WHAT YOU WILL DO: Your task is to repeat the lines below exactly, excluding any pictures they contain.

MATERIAL PROVIDED:
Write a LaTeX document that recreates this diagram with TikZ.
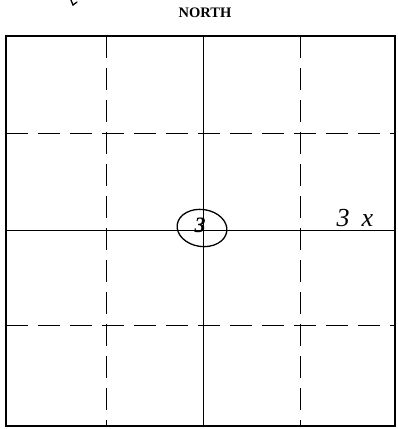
\documentclass[tikz,border=0pt]{standalone}
\usepackage{fontspec}
\setmainfont{Liberation Serif}
\usetikzlibrary{shapes.geometric}
\begin{document}
\begin{tikzpicture}[x=1pt,y=-1pt,
  frame/.style={draw=black,line width=1.8pt},
  solidline/.style={draw=black,line width=1pt},
  dashline/.style={draw=black,line width=1pt,dash pattern=on 22pt off 10pt},
  hand/.style={draw=black,line width=1.3pt,line cap=round}]
\useasboundingbox (0,0) rectangle (397,429);
\fill[white] (0,0) rectangle (397,429);
% frame corners
\coordinate (tl) at (6,36);
\coordinate (br) at (395,426);
\draw[frame] (tl) rectangle (br);
% vertical lines
\coordinate (v1t) at (106,36); \coordinate (v1b) at (106,426);
\coordinate (v2t) at (203,36); \coordinate (v2b) at (203,426);
\coordinate (v3t) at (300,36); \coordinate (v3b) at (300,426);
\draw[dashline] (v1t) -- (v1b);
\draw[solidline] (v2t) -- (v2b);
\draw[dashline] (v3t) -- (v3b);
% horizontal lines
\coordinate (h1l) at (6,133); \coordinate (h1r) at (395,133);
\coordinate (h2l) at (6,230); \coordinate (h2r) at (395,230);
\coordinate (h3l) at (6,325); \coordinate (h3r) at (395,325);
\draw[dashline] (h1l) -- (h1r);
\draw[solidline] (h2l) -- (h2r);
\draw[dashline] (h3l) -- (h3r);
% title
\node[font=\bfseries\fontsize{14.5}{16}\selectfont] (north) at (205,13) {NORTH};
% small mark at top
\coordinate (m1) at (71,0); \coordinate (m2) at (73,5); \coordinate (m3) at (77,2);
\draw[hand] (m1) -- (m2) -- (m3);
% circled 3
\node[draw=black,line width=1.3pt,ellipse,rotate=-8,minimum width=50pt,minimum height=37pt,inner sep=0pt] (three) at (202,228) {};
\node[font=\itshape\bfseries\fontsize{22}{22}\selectfont] (threetxt) at (200,225) {3};
% 3 x note
\node[font=\itshape\fontsize{26}{26}\selectfont,anchor=base west] (note) at (333,226) {3\hspace{12pt}x};
\end{tikzpicture}
\end{document}
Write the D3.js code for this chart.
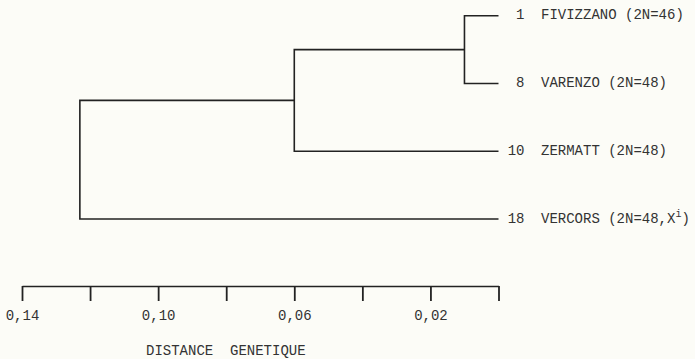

OUTPUT FOR THIS EXERCISE:
Write a LaTeX document that recreates this diagram with TikZ.
\documentclass[tikz,border=0pt]{standalone}
\usepackage{fontspec}
\setmainfont{Liberation Serif}
\usetikzlibrary{shapes.geometric}
\begin{document}
\begin{tikzpicture}[x=1pt,y=-1pt,
  frame/.style={draw=black,line width=1.8pt},
  solidline/.style={draw=black,line width=1pt},
  dashline/.style={draw=black,line width=1pt,dash pattern=on 22pt off 10pt},
  hand/.style={draw=black,line width=1.3pt,line cap=round}]
\useasboundingbox (0,0) rectangle (397,429);
\fill[white] (0,0) rectangle (397,429);
% frame corners
\coordinate (tl) at (6,36);
\coordinate (br) at (395,426);
\draw[frame] (tl) rectangle (br);
% vertical lines
\coordinate (v1t) at (106,36); \coordinate (v1b) at (106,426);
\coordinate (v2t) at (203,36); \coordinate (v2b) at (203,426);
\coordinate (v3t) at (300,36); \coordinate (v3b) at (300,426);
\draw[dashline] (v1t) -- (v1b);
\draw[solidline] (v2t) -- (v2b);
\draw[dashline] (v3t) -- (v3b);
% horizontal lines
\coordinate (h1l) at (6,133); \coordinate (h1r) at (395,133);
\coordinate (h2l) at (6,230); \coordinate (h2r) at (395,230);
\coordinate (h3l) at (6,325); \coordinate (h3r) at (395,325);
\draw[dashline] (h1l) -- (h1r);
\draw[solidline] (h2l) -- (h2r);
\draw[dashline] (h3l) -- (h3r);
% title
\node[font=\bfseries\fontsize{14.5}{16}\selectfont] (north) at (205,13) {NORTH};
% small mark at top
\coordinate (m1) at (71,0); \coordinate (m2) at (73,5); \coordinate (m3) at (77,2);
\draw[hand] (m1) -- (m2) -- (m3);
% circled 3
\node[draw=black,line width=1.3pt,ellipse,rotate=-8,minimum width=50pt,minimum height=37pt,inner sep=0pt] (three) at (202,228) {};
\node[font=\itshape\bfseries\fontsize{22}{22}\selectfont] (threetxt) at (200,225) {3};
% 3 x note
\node[font=\itshape\fontsize{26}{26}\selectfont,anchor=base west] (note) at (333,226) {3\hspace{12pt}x};
\end{tikzpicture}
\end{document}
Write the D3.js code for this chart.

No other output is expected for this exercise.